Information provided:
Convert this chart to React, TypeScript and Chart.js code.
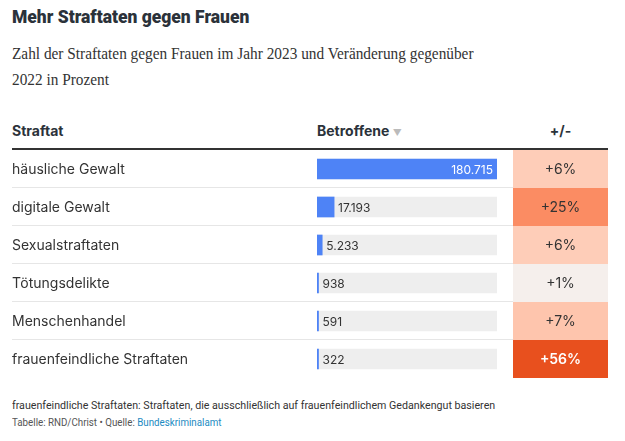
import React, { useEffect, useRef } from "react";
import { Chart, registerables } from "chart.js";

Chart.register(...registerables);

const categories = [
  "häusliche Gewalt",
  "digitale Gewalt",
  "Sexualstraftaten",
  "Tötungsdelikte",
  "Menschenhandel",
  "frauenfeindliche Straftaten",
];
const victims = [180715, 17193, 5233, 938, 591, 322];
const changePct = [6, 25, 6, 1, 7, 56];

const TABLE_FONT = "Inter, Roboto, 'Noto Sans', sans-serif";

const heatStops: [number, [number, number, number]][] = [
  [0, [245, 240, 238]],
  [1, [245, 239, 236]],
  [6, [254, 205, 184]],
  [7, [254, 197, 173]],
  [25, [251, 140, 99]],
  [56, [232, 80, 30]],
];

function heatColor(v: number): string {
  for (let i = 1; i < heatStops.length; i++) {
    const [v1, c1] = heatStops[i];
    const [v0, c0] = heatStops[i - 1];
    if (v <= v1) {
      const t = (v - v0) / (v1 - v0 || 1);
      const c = c0.map((x, k) => Math.round(x + (c1[k] - x) * t));
      return `rgb(${c[0]},${c[1]},${c[2]})`;
    }
  }
  const c = heatStops[heatStops.length - 1][1];
  return `rgb(${c[0]},${c[1]},${c[2]})`;
}

function fmt(n: number): string {
  return String(n).replace(/\B(?=(\d{3})+(?!\d))/g, ".");
}

const CELL_LEFT = 513;
const CELL_RIGHT = 608;
const LABEL_X = 12;

const tablePlugin = {
  id: "tablePlugin",
  beforeDatasetsDraw(chart: any) {
    const { ctx, chartArea, scales } = chart;
    const y = scales.y;
    const n = categories.length;
    const rowH = (chartArea.bottom - chartArea.top) / n;
    ctx.save();
    ctx.strokeStyle = "#e6e6e6";
    ctx.lineWidth = 1;
    for (let i = 1; i < n; i++) {
      const yy = Math.round(chartArea.top + i * rowH) - 0.5;
      ctx.beginPath();
      ctx.moveTo(LABEL_X, yy);
      ctx.lineTo(CELL_LEFT, yy);
      ctx.stroke();
    }
    for (let i = 0; i < n; i++) {
      const cy = y.getPixelForValue(i);
      ctx.fillStyle = heatColor(changePct[i]);
      ctx.fillRect(CELL_LEFT, cy - rowH / 2, CELL_RIGHT - CELL_LEFT, rowH);
      ctx.fillStyle = changePct[i] > 40 ? "#ffffff" : "#333333";
      ctx.font = `${changePct[i] > 40 ? 600 : 400} 14px ${TABLE_FONT}`;
      ctx.textAlign = "center";
      ctx.textBaseline = "middle";
      ctx.fillText(`+${changePct[i]}%`, (CELL_LEFT + CELL_RIGHT) / 2, cy + 1);
    }
    ctx.fillStyle = "#333333";
    ctx.font = `400 14px ${TABLE_FONT}`;
    ctx.textAlign = "left";
    ctx.textBaseline = "middle";
    for (let i = 0; i < n; i++) {
      ctx.fillText(categories[i], LABEL_X, y.getPixelForValue(i) + 1);
    }
    ctx.restore();
  },
  afterDatasetsDraw(chart: any) {
    const { ctx } = chart;
    const meta = chart.getDatasetMeta(0);
    ctx.save();
    ctx.font = `400 12px ${TABLE_FONT}`;
    ctx.textBaseline = "middle";
    meta.data.forEach((bar: any, i: number) => {
      const label = fmt(victims[i]);
      const w = ctx.measureText(label).width;
      const barW = bar.x - bar.base;
      if (barW > w + 12) {
        ctx.fillStyle = "#ffffff";
        ctx.textAlign = "right";
        ctx.fillText(label, bar.x - 4, bar.y + 1);
      } else {
        ctx.fillStyle = "#333333";
        ctx.textAlign = "left";
        ctx.fillText(label, bar.x + 4, bar.y + 1);
      }
    });
    ctx.restore();
  },
};

export default function App() {
  const canvasRef = useRef<HTMLCanvasElement | null>(null);

  useEffect(() => {
    if (!canvasRef.current) return;
    const maxV = Math.max(...victims);
    const chart = new Chart(canvasRef.current, {
      type: "bar",
      data: {
        labels: categories,
        datasets: [
          {
            data: victims,
            backgroundColor: "#4e83f6",
            barThickness: 20,
            minBarLength: 1.5,
            grouped: false,
          } as any,
          {
            data: victims.map(() => maxV),
            backgroundColor: "#eeeeee",
            barThickness: 20,
            grouped: false,
          } as any,
        ],
      },
      options: {
        indexAxis: "y",
        animation: false,
        responsive: false,
        maintainAspectRatio: false,
        layout: { padding: { left: 317, right: 128, top: 0, bottom: 0 } },
        scales: {
          x: { display: false, min: 0, max: maxV },
          y: { display: false },
        },
        plugins: {
          legend: { display: false },
          tooltip: { enabled: false },
        },
        events: [],
      },
      plugins: [tablePlugin],
    });
    return () => chart.destroy();
  }, []);

  const abs = (s: React.CSSProperties): React.CSSProperties => ({ position: "absolute", ...s });

  return (
    <div
      style={{
        position: "fixed",
        left: 0,
        top: 0,
        width: 625,
        height: 441,
        background: "#ffffff",
        color: "#333333",
        overflow: "hidden",
      }}
    >
      <div
        style={abs({
          left: 12,
          top: 4,
          fontFamily: "Roboto, sans-serif",
          fontWeight: 900,
          fontSize: 19,
          lineHeight: "26px",
          color: "#2b323a",
          whiteSpace: "nowrap",
          transform: "scaleX(0.92)",
          transformOrigin: "left center",
        })}
      >
        Mehr Straftaten gegen Frauen
      </div>
      <div
        style={abs({
          left: 12,
          top: 40,
          fontFamily: "'Liberation Serif', serif",
          fontSize: 17.5,
          lineHeight: "26px",
          color: "#333333",
          whiteSpace: "nowrap",
          transform: "scaleX(0.875)",
          transformOrigin: "left center",
        })}
      >
        Zahl der Straftaten gegen Frauen im Jahr 2023 und Veränderung gegenüber
        <br />
        2022 in Prozent
      </div>
      <div
        style={abs({
          left: 12,
          top: 121,
          fontFamily: TABLE_FONT,
          fontWeight: 700,
          fontSize: 14,
          lineHeight: "20px",
          color: "#2b323a",
        })}
      >
        Straftat
      </div>
      <div
        style={abs({
          left: 317,
          top: 121,
          fontFamily: TABLE_FONT,
          fontWeight: 700,
          fontSize: 14,
          lineHeight: "20px",
          color: "#2b323a",
          whiteSpace: "nowrap",
        })}
      >
        Betroffene <span style={{ color: "#bbbbbb", fontSize: 9, fontWeight: 400 }}>▼</span>
      </div>
      <div
        style={abs({
          left: CELL_LEFT,
          width: CELL_RIGHT - CELL_LEFT,
          top: 121,
          textAlign: "center",
          fontFamily: TABLE_FONT,
          fontWeight: 700,
          fontSize: 14,
          lineHeight: "20px",
          color: "#2b323a",
        })}
      >
        +/-
      </div>
      <div style={abs({ left: 12, top: 148, width: 596, height: 2, background: "#333333" })} />
      <canvas
        ref={canvasRef}
        width={625}
        height={228}
        style={abs({ left: 0, top: 150, width: 625, height: 228 })}
      />
      <div
        style={abs({
          left: 12,
          top: 396,
          fontFamily: "Roboto, sans-serif",
          fontSize: 11.6,
          lineHeight: "18px",
          color: "#333333",
          whiteSpace: "nowrap",
          transform: "scaleX(0.92)",
          transformOrigin: "left center",
        })}
      >
        frauenfeindliche Straftaten: Straftaten, die ausschließlich auf frauenfeindlichem Gedankengut basieren
      </div>
      <div
        style={abs({
          left: 12,
          top: 415,
          fontFamily: "Roboto, sans-serif",
          fontSize: 10.5,
          lineHeight: "16px",
          color: "#555555",
          whiteSpace: "nowrap",
          transform: "scaleX(0.93)",
          transformOrigin: "left center",
        })}
      >
        Tabelle: RND/Christ • Quelle: <span style={{ color: "#1d8bc2" }}>Bundeskriminalamt</span>
      </div>
    </div>
  );
}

What is needed:
Repeat the lines of the listing above verbatim, beginning at its first line and ending at the line containing "Chart.register(...registerables);", which is included. Omit pictures.

Task answer:
Convert this chart to React, TypeScript and Chart.js code.
import React, { useEffect, useRef } from "react";
import { Chart, registerables } from "chart.js";

Chart.register(...registerables);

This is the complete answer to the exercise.